Patric and I had always said that we wanted to start trying for another kid when Josh was 18 months old....well...we did try, and luckily we did not get pregnant. I told Patric I really did not want to get pregnant because I hadn't lost all the weight from my first pregnancy and basically I felt miserable about how I looked. I remember the day distinctly, because we had Brad and Kami over to watch The Nightmare Before Christmas. Naturally, I fell asleep (what else is new) but so did everybody else, with exception to Kami. I woke up and immediately knew the answer to all my prayers...it was to do Atkins. Now---Atkins has had a bad stigma in the public eye because people think all you do is eat meat and no carbs...and quite simply that isn't even possible! Well, I guess it's possible, but I LOVE veggies...so it isn't possible for me. I lost 20 pounds in six weeks, from eating right (lower carbs, less sugar)...of course there was Thanksgiving and various cheat days in there...but I also worked out about 5 times a week during that time period.

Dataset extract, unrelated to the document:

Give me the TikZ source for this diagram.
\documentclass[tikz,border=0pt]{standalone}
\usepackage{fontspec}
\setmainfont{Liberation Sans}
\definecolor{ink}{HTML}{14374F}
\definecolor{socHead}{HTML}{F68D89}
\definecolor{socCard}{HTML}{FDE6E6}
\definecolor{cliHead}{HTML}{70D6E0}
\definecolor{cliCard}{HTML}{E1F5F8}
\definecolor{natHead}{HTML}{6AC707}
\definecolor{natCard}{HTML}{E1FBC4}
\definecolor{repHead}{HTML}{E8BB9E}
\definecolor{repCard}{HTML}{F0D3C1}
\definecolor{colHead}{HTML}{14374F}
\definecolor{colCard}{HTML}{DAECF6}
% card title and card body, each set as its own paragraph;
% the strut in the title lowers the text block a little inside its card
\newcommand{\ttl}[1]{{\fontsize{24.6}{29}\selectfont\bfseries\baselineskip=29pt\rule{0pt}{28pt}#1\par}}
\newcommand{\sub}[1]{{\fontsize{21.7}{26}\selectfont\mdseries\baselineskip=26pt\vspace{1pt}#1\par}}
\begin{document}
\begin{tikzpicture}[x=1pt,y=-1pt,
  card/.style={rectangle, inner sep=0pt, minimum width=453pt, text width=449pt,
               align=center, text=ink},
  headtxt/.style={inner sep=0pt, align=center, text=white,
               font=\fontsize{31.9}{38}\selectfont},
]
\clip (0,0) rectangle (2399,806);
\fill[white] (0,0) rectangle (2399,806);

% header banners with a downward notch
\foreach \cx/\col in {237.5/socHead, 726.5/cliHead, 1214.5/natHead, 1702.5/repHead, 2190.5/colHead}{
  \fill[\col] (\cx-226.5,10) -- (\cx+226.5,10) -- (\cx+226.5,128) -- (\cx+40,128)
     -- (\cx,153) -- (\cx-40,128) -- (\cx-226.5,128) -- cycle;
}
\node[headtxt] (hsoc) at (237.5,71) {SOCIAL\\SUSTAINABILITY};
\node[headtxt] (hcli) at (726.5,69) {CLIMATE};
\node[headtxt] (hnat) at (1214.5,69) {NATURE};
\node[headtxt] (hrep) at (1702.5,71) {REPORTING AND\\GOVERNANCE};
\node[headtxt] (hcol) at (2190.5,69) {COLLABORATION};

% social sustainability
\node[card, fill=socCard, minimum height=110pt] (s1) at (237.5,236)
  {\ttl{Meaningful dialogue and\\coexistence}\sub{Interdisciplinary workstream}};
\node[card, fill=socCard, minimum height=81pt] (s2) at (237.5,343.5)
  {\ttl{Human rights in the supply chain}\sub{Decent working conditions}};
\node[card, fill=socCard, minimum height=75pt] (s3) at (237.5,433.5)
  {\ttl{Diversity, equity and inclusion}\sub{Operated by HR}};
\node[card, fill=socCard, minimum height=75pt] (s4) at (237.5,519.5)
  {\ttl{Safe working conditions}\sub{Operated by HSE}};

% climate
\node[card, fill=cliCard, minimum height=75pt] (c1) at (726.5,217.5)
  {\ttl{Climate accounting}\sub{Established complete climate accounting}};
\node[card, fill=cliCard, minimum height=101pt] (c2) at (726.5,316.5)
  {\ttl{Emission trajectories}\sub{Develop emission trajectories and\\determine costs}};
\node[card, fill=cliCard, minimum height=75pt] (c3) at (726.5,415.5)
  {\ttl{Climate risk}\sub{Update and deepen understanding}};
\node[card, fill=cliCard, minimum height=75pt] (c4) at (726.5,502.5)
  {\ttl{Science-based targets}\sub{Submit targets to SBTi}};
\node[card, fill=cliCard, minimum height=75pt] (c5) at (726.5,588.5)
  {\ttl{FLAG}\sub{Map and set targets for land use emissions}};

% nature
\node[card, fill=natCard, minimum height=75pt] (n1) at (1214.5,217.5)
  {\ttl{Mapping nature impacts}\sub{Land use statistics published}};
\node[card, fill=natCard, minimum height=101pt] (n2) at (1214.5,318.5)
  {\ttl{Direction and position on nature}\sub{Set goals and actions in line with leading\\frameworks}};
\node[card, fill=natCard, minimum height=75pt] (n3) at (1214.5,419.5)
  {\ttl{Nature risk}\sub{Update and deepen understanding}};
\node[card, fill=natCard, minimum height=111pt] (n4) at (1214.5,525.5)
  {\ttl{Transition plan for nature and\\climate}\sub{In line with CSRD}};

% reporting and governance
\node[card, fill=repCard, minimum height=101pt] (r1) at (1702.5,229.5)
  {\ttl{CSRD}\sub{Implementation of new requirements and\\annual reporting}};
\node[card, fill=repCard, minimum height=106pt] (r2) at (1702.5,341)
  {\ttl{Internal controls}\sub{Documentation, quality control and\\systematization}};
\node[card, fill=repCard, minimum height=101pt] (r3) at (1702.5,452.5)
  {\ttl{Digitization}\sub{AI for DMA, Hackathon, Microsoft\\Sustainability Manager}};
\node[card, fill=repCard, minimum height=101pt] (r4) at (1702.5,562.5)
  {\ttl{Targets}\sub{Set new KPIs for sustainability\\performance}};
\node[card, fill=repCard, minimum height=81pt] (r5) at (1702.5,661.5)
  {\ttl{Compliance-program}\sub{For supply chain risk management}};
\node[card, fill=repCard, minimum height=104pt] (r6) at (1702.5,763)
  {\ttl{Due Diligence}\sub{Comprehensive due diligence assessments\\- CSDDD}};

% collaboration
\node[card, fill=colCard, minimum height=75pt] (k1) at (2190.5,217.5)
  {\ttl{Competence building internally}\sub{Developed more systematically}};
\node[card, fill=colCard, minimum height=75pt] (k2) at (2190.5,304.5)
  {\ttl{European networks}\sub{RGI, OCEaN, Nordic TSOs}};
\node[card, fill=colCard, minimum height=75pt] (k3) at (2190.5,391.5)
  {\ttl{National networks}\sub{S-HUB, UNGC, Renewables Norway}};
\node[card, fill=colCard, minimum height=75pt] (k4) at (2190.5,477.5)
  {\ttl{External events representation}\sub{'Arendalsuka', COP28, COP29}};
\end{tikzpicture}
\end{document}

Now I feel like I am ready to get pregnant. The weight is off, and then some...I have lost 24 pounds as of this post...I am back to where I was when we got married. I would love to be even less, but I am not dieting as strict as before, because I dont want to shock my body when I have to start eating more balanced meals for any baby that may come along. Patric and I have been trying this month, and I REALLY hope we get pregnant, because I REALLY want an October baby.
Anyway-
Back to the economy--Patric's company isn't doing so well....he wouldn't be the first one to go since he is the only one in the Marketing Department, but it gives his bosses an excuse to not give bonuses and probably raises...and that scares me. I don't know what we will do when baby #2 comes along and what if I suddenly can't keep up with my business and two kids?!? I know things will work out they way they are supposed to...so I am not worried TOO much...but right now I know how much is in my bank account for my business, and it worries me. I also REALLY want to do more tax returns this tax season, but then the other part of my wants to wait until I have my EA to advertise myself more for taxes. I will be doing four new tax returns this year, that I didn't last year...but I may have also lost a client because they moved...I don't know whether they will want me to do their taxes or not...they haven't said.
Anyways---
I guess I better go back to studying. At least this test is not as hard as the first one. I went into the first test REALLY nervous and scared that I was going to fail...but I didn't. And so I need to pass this test on February 7 and then take another one sometime in the summer and be DONE with the testing part and actually put my application in. I REALLY want to have all that done before another baby comes along...and definitely before next tax season.